Space

October 19, 2012

NASA seeks student experiments for 2013 high-altitude scientific balloon flight

NASA is accepting applications from graduate and undergraduate university students to fly experiments to the edge of space on a scientific balloon next year.

The balloon competition is a joint project between NASA and the Louisiana Space Consortium in Baton Rouge.

NASA is targeting fall 2013 for the next flight opportunity for the High Altitude Student Platform. HASP is a balloon-borne instrument stack that provides an annual near-space flight opportunity for 12 instruments built by students.

A panel of experts from NASA’s Wallops Flight Facility in Virginia and LaSPACE will review the applications and select the finalists for the next flight opportunity.

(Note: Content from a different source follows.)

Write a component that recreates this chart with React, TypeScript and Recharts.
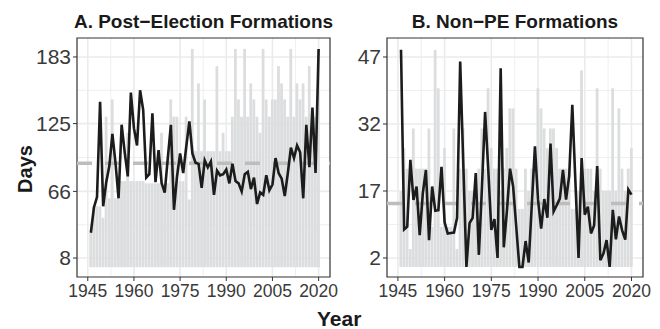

Flights are launched from the Columbia Scientific Balloon Facility’s remote site in Fort Sumner, N.M., and typically achieve 15 to 20 hours’ duration at an altitude of about 23 miles.

HASP houses and provides power, mechanical support, interactivity and communications for the instruments. It can be used to flight-test compact satellites, prototypes and other small payloads designed and built by students.

HASP can support about 200 pounds for payloads and test articles. Since 2006, the HASP program has flown 60 payloads involving more than 500 students from 14 states, Puerto Rico and Canada.

The deadline for applications for the 2013 flight is Dec. 14. A question-and-answer teleconference for interested parties will be held Nov. 16.